The Prado galleries abound in royal children. This same infante, Don Baltasar, is seen here in the foreground of a lonely landscape, with desolate blue hills beyond and driving clouds above. But all the more bright and winsome glows the form of the six-year-old horseman, the gold-fringed, pink sash that crosses his breast streaming out far behind with the speed of his fearless gallop. Supreme among the Prado children, of course, is the little daughter of Philip IV, the central figure of the world-renowned Las Meninas. All in vain does her charming maid of honor kneel to her with the golden cup; all in vain does the dwarf tease the drowsy dog. The solemn puss, undiverted, will not stir from her pose nor alter the set of her small features until the artist, standing half disdainfully before his easel, gives the word. She has waited for it now hard upon two hundred and fifty years, but the centuries beat in vain against that inflexible bit of propriety.

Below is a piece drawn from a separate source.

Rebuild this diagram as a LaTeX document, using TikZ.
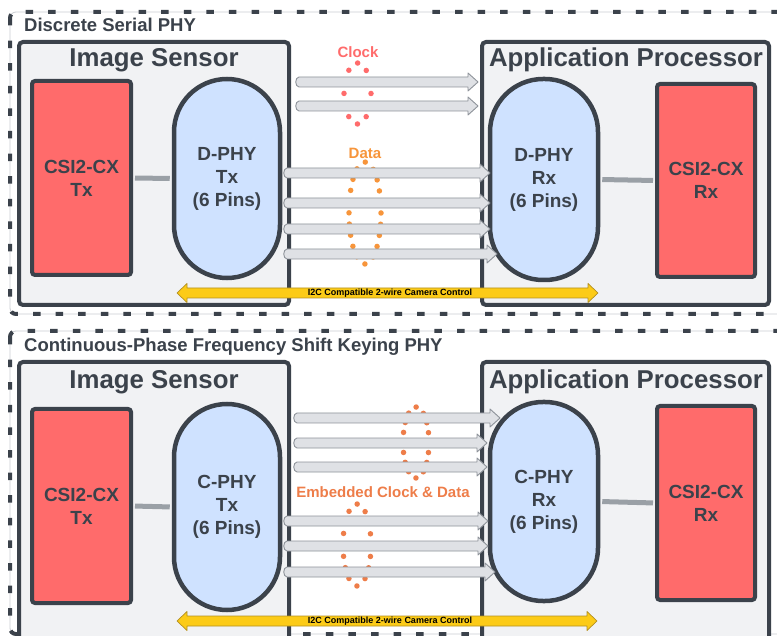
\documentclass[tikz,border=0pt]{standalone}
\usepackage{fontspec}
\setmainfont{Liberation Sans}
\usetikzlibrary{calc}

\definecolor{ink}{HTML}{3B424B}
\definecolor{hostfill}{HTML}{F1F2F4}
\definecolor{csired}{HTML}{FF6B6B}
\definecolor{phyblue}{HTML}{CFE2FF}
\definecolor{linkgray}{HTML}{9AA0A6}
\definecolor{lanefill}{HTML}{DFE1E5}
\definecolor{laneedge}{HTML}{8E939A}
\definecolor{clockred}{HTML}{FF6B6B}
\definecolor{dataorange}{HTML}{F7953B}
\definecolor{embedorange}{HTML}{EE7D49}
\definecolor{ctrlyellow}{HTML}{FCCB17}
\definecolor{ctrledge}{HTML}{B39022}
\definecolor{guide}{HTML}{CBCED2}

\tikzset{
  hostbox/.style={draw=ink, fill=hostfill, line width=4pt, rounded corners=4pt, inner sep=0pt},
  hosttitle/.style={text=ink, font=\bfseries\fontsize{25.8}{30}\selectfont},
  paneltitle/.style={text=ink, font=\bfseries\fontsize{18.5}{22}\selectfont, anchor=west, inner sep=0pt},
  csibox/.style={draw=ink, fill=csired, line width=4pt, rounded corners=3pt, align=center,
    text=ink, font=\bfseries\fontsize{19}{23}\selectfont, inner sep=0pt},
  phybox/.style={draw=ink, fill=phyblue, line width=4.5pt, rounded corners=53pt, align=center,
    text=ink, font=\bfseries\fontsize{19}{23}\selectfont, inner sep=0pt},
  link/.style={draw=linkgray, line width=5pt, shorten <=2pt, shorten >=2pt},
  lane/.style={fill=lanefill, draw=laneedge, line width=0.9pt, line join=round},
  ctrl/.style={fill=ctrlyellow, draw=ctrledge, line width=0.7pt, line join=round},
  ctrllabel/.style={font=\bfseries\fontsize{9}{10}\selectfont, text=black, inner sep=0pt},
  flowlabel/.style={font=\bfseries\fontsize{15}{18}\selectfont, inner sep=0pt},
  panelguide/.style={draw=guide, line width=0.8pt, rounded corners=6pt},
  paneldash/.style={draw=ink, line width=4pt, rounded corners=6pt, dash pattern=on 7.5pt off 15.1pt},
  beads/.style={line width=5.5pt, line cap=round}
}

% grey lane arrow from coordinate #1 (tail) to coordinate #2 (tip)
\newcommand{\lanearrow}[2]{%
  \filldraw[lane] ($(#1)+(4,-5)$) -- ($(#2)+(-10,-5)$) -- ($(#2)+(-10,-9)$) -- (#2)
    -- ($(#2)+(-10,9)$) -- ($(#2)+(-10,5)$) -- ($(#1)+(4,5)$)
    to[out=180,in=180,looseness=1.1] ($(#1)+(4,-5)$) -- cycle;}

% yellow two-headed control arrow between coordinates #1 and #2
\newcommand{\ctrlarrow}[2]{%
  \filldraw[ctrl] (#1) -- ($(#1)+(10,-9.5)$) -- ($(#1)+(10,-5)$) -- ($(#2)+(-10,-5)$)
    -- ($(#2)+(-10,-9.5)$) -- (#2) -- ($(#2)+(-10,9.5)$) -- ($(#2)+(-10,5)$)
    -- ($(#1)+(10,5)$) -- ($(#1)+(10,9.5)$) -- cycle;}

\begin{document}
\begin{tikzpicture}[x=1pt, y=-1pt]
\useasboundingbox (0,0) rectangle (777,636);
\fill[white] (0,0) rectangle (777,636);
\clip (0,0) rectangle (777,636);

% ---------------- panel outlines ----------------
\draw[panelguide] (10,12) rectangle (800,314);
\draw[paneldash] (10,12) rectangle (800,314);
\draw[panelguide] (10,331) rectangle (800,634);
\draw[paneldash] (10,331) rectangle (800,634);

\node[paneltitle] (dsttl) at (24,25) {Discrete Serial PHY};
\node[paneltitle] (cpttl) at (24,347) {Continuous-Phase Frequency Shift Keying PHY};

% ---------------- D-PHY panel ----------------
\node[hostbox, minimum width=270pt, minimum height=263pt] (dsens) at (154,173.5) {};
\node[hostbox, minimum width=287pt, minimum height=263pt] (dproc) at (625.5,173.5) {};
\node[hosttitle] (dsensT) at (154,60) {Image Sensor};
\node[hosttitle] (dprocT) at (626,60) {Application Processor};

\node[csibox, minimum width=99pt, minimum height=194pt] (dcsitx) at (81.5,178) {CSI2-CX\\Tx};
\node[phybox, minimum width=106pt, minimum height=199pt] (dphytx) at (227,178.5) {D-PHY\\Tx\\(6 Pins)};
\node[phybox, minimum width=108pt, minimum height=201pt] (dphyrx) at (544,179.5) {D-PHY\\Rx\\(6 Pins)};
\node[csibox, minimum width=98pt, minimum height=193pt] (dcsirx) at (706,180.5) {CSI2-CX\\Rx};

\draw[link] (dcsitx.east) -- (dphytx.west);
\draw[link] (dphyrx.east) -- (dcsirx.west);

\node[flowlabel, text=clockred] (clkT) at (358,52) {Clock};
\node[flowlabel, text=dataorange] (datT) at (365,153) {Data};

\draw[beads, draw=clockred, dash pattern=on 0pt off 11.95pt]
  (357.5,93.5) ellipse [x radius=13.5, y radius=30.5];
\draw[beads, draw=dataorange, dash pattern=on 0pt off 11.26pt]
  (365,213) ellipse [x radius=16, y radius=51];

\coordinate (ck1a) at (295,82);  \coordinate (ck1b) at (478,82);
\coordinate (ck2a) at (295,106); \coordinate (ck2b) at (478,106);
\coordinate (dl1a) at (283,173); \coordinate (dl1b) at (490,173);
\coordinate (dl2a) at (283,203); \coordinate (dl2b) at (490,203);
\coordinate (dl3a) at (283,229); \coordinate (dl3b) at (490,229);
\coordinate (dl4a) at (283,254); \coordinate (dl4b) at (497,254);
\lanearrow{ck1a}{ck1b}
\lanearrow{ck2a}{ck2b}
\lanearrow{dl1a}{dl1b}
\lanearrow{dl2a}{dl2b}
\lanearrow{dl3a}{dl3b}
\lanearrow{dl4a}{dl4b}

\coordinate (dctlL) at (177,293); \coordinate (dctlR) at (598,293);
\ctrlarrow{dctlL}{dctlR}
\node[ctrllabel] (dctlT) at (390,293.5) {I2C Compatible 2-wire Camera Control};

% ---------------- C-PHY panel ----------------
\node[hostbox, minimum width=270pt, minimum height=300pt] (csens) at (154,512) {};
\node[hostbox, minimum width=287pt, minimum height=300pt] (cproc) at (625.5,512) {};
\node[hosttitle] (csensT) at (154,382) {Image Sensor};
\node[hosttitle] (cprocT) at (626,382) {Application Processor};

\node[csibox, minimum width=99pt, minimum height=194pt] (ccsitx) at (81.5,506) {CSI2-CX\\Tx};
\node[phybox, minimum width=106pt, minimum height=206pt] (cphytx) at (227,507) {C-PHY\\Tx\\(6 Pins)};
\node[phybox, minimum width=108pt, minimum height=199pt] (cphyrx) at (544,501.5) {C-PHY\\Rx\\(6 Pins)};
\node[csibox, minimum width=98pt, minimum height=194pt] (ccsirx) at (706,503) {CSI2-CX\\Rx};

\draw[link] (ccsitx.east) -- (cphytx.west);
\draw[link] (cphyrx.east) -- (ccsirx.west);

\node[flowlabel, text=embedorange] (embT) at (383,492) {Embedded Clock \& Data};

\draw[beads, draw=embedorange, dash pattern=on 0pt off 10.04pt]
  (416,442.5) ellipse [x radius=13, y radius=35.5];
\draw[beads, draw=embedorange, dash pattern=on 0pt off 11.46pt]
  (357,545) ellipse [x radius=14, y radius=41];

\coordinate (cl1a) at (293,418); \coordinate (cl1b) at (500,418);
\coordinate (cl2a) at (293,443); \coordinate (cl2b) at (487,443);
\coordinate (cl3a) at (293,467); \coordinate (cl3b) at (487,467);
\coordinate (cl4a) at (283,521); \coordinate (cl4b) at (488,521);
\coordinate (cl5a) at (283,546); \coordinate (cl5b) at (488,546);
\coordinate (cl6a) at (283,572); \coordinate (cl6b) at (495,572);
\lanearrow{cl1a}{cl1b}
\lanearrow{cl2a}{cl2b}
\lanearrow{cl3a}{cl3b}
\lanearrow{cl4a}{cl4b}
\lanearrow{cl5a}{cl5b}
\lanearrow{cl6a}{cl6b}

\coordinate (cctlL) at (177,621); \coordinate (cctlR) at (597,621);
\ctrlarrow{cctlL}{cctlR}
\node[ctrllabel] (cctlT) at (390,621.5) {I2C Compatible 2-wire Camera Control};
\end{tikzpicture}
\end{document}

Even the royal burial vaults beneath the grim Escorial have in their chill grandeur of marble halls an especial Panteon for babies, princely innocents whose lives are reckoned in months more often than in years. Gold and blue and red brighten their great white sepulchre, and above the altar smiles the Christ Child, with the graven words, "Suffer the children to come unto me." But for Alfonso XIII a sombre sarcophagus waits in the haughtiest and gloomiest of all the Panteons, where only kings, and queens who were mothers of kings, may lie.